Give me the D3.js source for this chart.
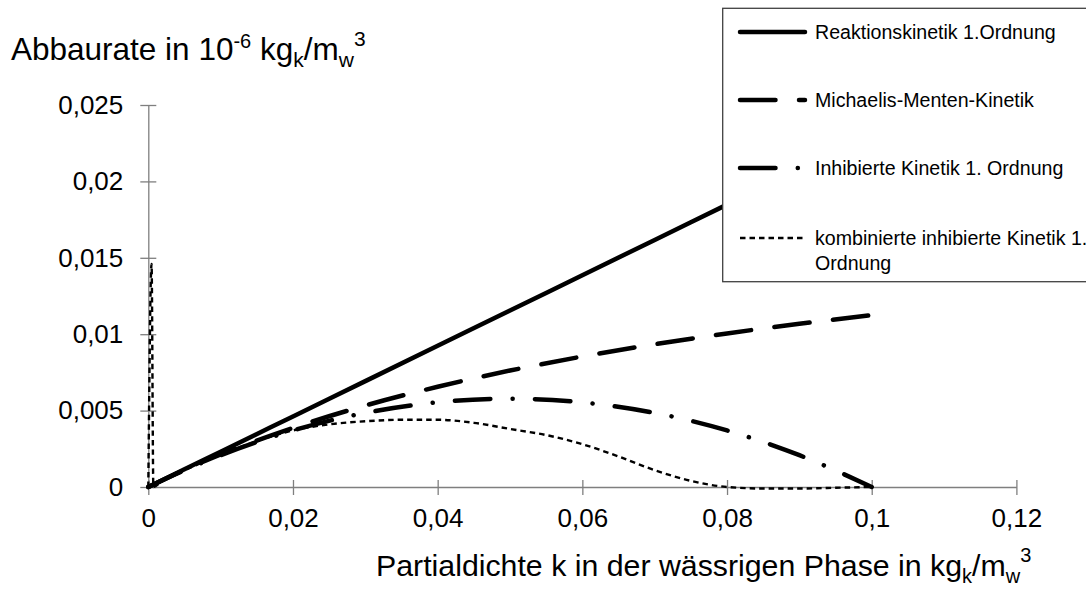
<html>
<head>
<script src="https://d3js.org/d3.v7.min.js"></script>
<style>
  body { margin: 0; background: #fff; }
  text { font-family: "Liberation Sans", Arial, sans-serif; fill: #000; }
  .axis path, .axis line { stroke: #7f7f7f; stroke-width: 1.3px; }
</style>
</head>
<body>
<svg id="chart" width="1086" height="592"></svg>
<script>
// x values (Partialdichte) shared by the three smooth curves
const cValues = [0, 0.005, 0.01, 0.02, 0.03, 0.04, 0.05, 0.06, 0.07, 0.08, 0.09, 0.1];
const reaktion = [0, 0.00116, 0.00231, 0.00462, 0.00693, 0.00924, 0.01155, 0.01386, 0.01617, 0.01848, 0.02079, 0.0231];
const michaelis = [0, 0.00112, 0.00213, 0.00387, 0.00533, 0.00656, 0.00762, 0.00854, 0.00934, 0.01005, 0.01068, 0.01125];
const inhibiert = [0, 0.0011, 0.00208, 0.0037, 0.00485, 0.00554, 0.00578, 0.00554, 0.00485, 0.0037, 0.00208, 0];
// combined curve has its own x values (spike near 0)
const kombX = [0, 0.00045, 0.0007, 0.002, 0.005, 0.01, 0.015, 0.02, 0.025, 0.03, 0.035, 0.04, 0.045, 0.05, 0.055, 0.06, 0.065, 0.07, 0.075, 0.08, 0.085, 0.09, 0.095, 0.1];
const kombY = [0, 0.0146, 0, 0.00045, 0.0011, 0.0021, 0.003, 0.0037, 0.0041, 0.0043, 0.0044, 0.0044, 0.0042, 0.0038, 0.0034, 0.0028, 0.002, 0.0011, 0.0004, 0, -0.0001, -0.0001, -0.00005, 0];

const xTicks = [0, 0.02, 0.04, 0.06, 0.08, 0.1, 0.12];
const yTicks = [0, 0.005, 0.01, 0.015, 0.02, 0.025];
const legendLabels = ["Reaktionskinetik 1.Ordnung", "Michaelis-Menten-Kinetik", "Inhibierte Kinetik 1. Ordnung", "kombinierte inhibierte Kinetik 1.", "Ordnung"];

const svg = d3.select("svg#chart");
const x = d3.scaleLinear().domain([0, 0.12]).range([148.3, 1016.4]);
const y = d3.scaleLinear().domain([0, 0.025]).range([487, 105]);
const fmt = d => String(d).replace(".", ",");

// axes
const xAxis = svg.append("g").attr("class", "axis")
    .attr("transform", "translate(0," + y(0) + ")")
    .call(d3.axisBottom(x).tickValues(xTicks).tickSizeOuter(0).tickFormat(fmt));
xAxis.selectAll(".tick line").attr("y1", -7).attr("y2", 8);
xAxis.selectAll(".tick text").attr("y", 40).attr("dy", 0)
    .style("font-size", "26px").style("font-family", "Liberation Sans, Arial, sans-serif");

const yAxis = svg.append("g").attr("class", "axis")
    .attr("transform", "translate(" + x(0) + ",0)")
    .call(d3.axisLeft(y).tickValues(yTicks).tickSizeOuter(0).tickFormat(fmt));
yAxis.selectAll(".tick line").attr("x1", -8).attr("x2", 8);
yAxis.selectAll(".tick text").attr("x", -25).attr("dy", "0.32em")
    .style("font-size", "26px").style("font-family", "Liberation Sans, Arial, sans-serif");

// series
const styles = [
    { w: 4.5, dash: null, cap: "round" },
    { w: 4.5, dash: "35.5,23.5", cap: "round" },
    { w: 4.5, dash: "35.5,22.25,0.1,22.25", cap: "round" },
    { w: 2.4, dash: "5.5,4", cap: "butt" }
];
const line = d3.line().x(d => x(d[0])).y(d => y(d[1])).curve(d3.curveMonotoneX);
const series = [
    cValues.map((c, i) => [c, reaktion[i]]),
    cValues.map((c, i) => [c, michaelis[i]]),
    cValues.map((c, i) => [c, inhibiert[i]]),
    kombX.map((c, i) => [c, kombY[i]])
];
series.forEach((s, i) => {
    svg.append("path").datum(s)
        .attr("d", line)
        .attr("fill", "none")
        .attr("stroke", "#000")
        .attr("stroke-width", styles[i].w)
        .attr("stroke-linecap", styles[i].cap)
        .attr("stroke-dasharray", styles[i].dash);
});

// legend
const legend = svg.append("g");
legend.append("rect")
    .attr("x", 722.7).attr("y", 8.3).attr("width", 380).attr("height", 273.4)
    .attr("fill", "#fff").attr("stroke", "#404040").attr("stroke-width", 1.3);
const legendY = [32, 100, 168, 238];
styles.forEach((st, i) => {
    legend.append("line")
        .attr("x1", 740).attr("x2", 805)
        .attr("y1", legendY[i]).attr("y2", legendY[i])
        .attr("stroke", "#000")
        .attr("stroke-width", st.w)
        .attr("stroke-linecap", st.cap)
        .attr("stroke-dasharray", st.dash);
});
const legendTextY = [32, 100, 168, 238, 263];
legendLabels.forEach((t, i) => {
    legend.append("text")
        .attr("x", 815).attr("y", legendTextY[i]).attr("dy", "0.35em")
        .style("font-size", "19.6px")
        .text(t);
});

// axis titles
const yTitle = svg.append("text").attr("x", 11).attr("y", 59.5).style("font-size", "31.5px");
yTitle.append("tspan").text("Abbaurate in 10");
yTitle.append("tspan").attr("dy", -12).style("font-size", "20px").text("-6");
yTitle.append("tspan").attr("dy", 12).text(" kg");
yTitle.append("tspan").attr("dy", 7).style("font-size", "21px").text("k");
yTitle.append("tspan").attr("dy", -7).text("/m");
yTitle.append("tspan").attr("dy", 7).style("font-size", "21px").text("w");
yTitle.append("tspan").attr("dy", -21).style("font-size", "21px").text("3");

const xTitle = svg.append("text").attr("x", 376).attr("y", 576).style("font-size", "30.3px");
xTitle.append("tspan").text("Partialdichte k in der wässrigen Phase in kg");
xTitle.append("tspan").attr("dy", 7).style("font-size", "20px").text("k");
xTitle.append("tspan").attr("dy", -7).text("/m");
xTitle.append("tspan").attr("dy", 7).style("font-size", "20px").text("w");
xTitle.append("tspan").attr("dy", -21).style("font-size", "20px").text("3");
</script>
</body>
</html>
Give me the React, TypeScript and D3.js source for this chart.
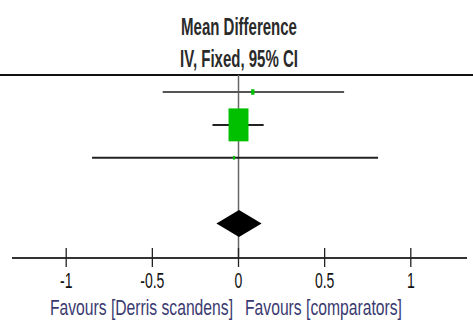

########

#### WRITTEN INSTRUCTION:
Your task is to gather every line with the word "chart" and copy it.

#### OUTPUT OF THE TASK:
Give me the D3.js source for this chart.
<svg id="chart" width="1086" height="592"></svg>
const svg = d3.select("svg#chart");
Give me the React, TypeScript and D3.js source for this chart.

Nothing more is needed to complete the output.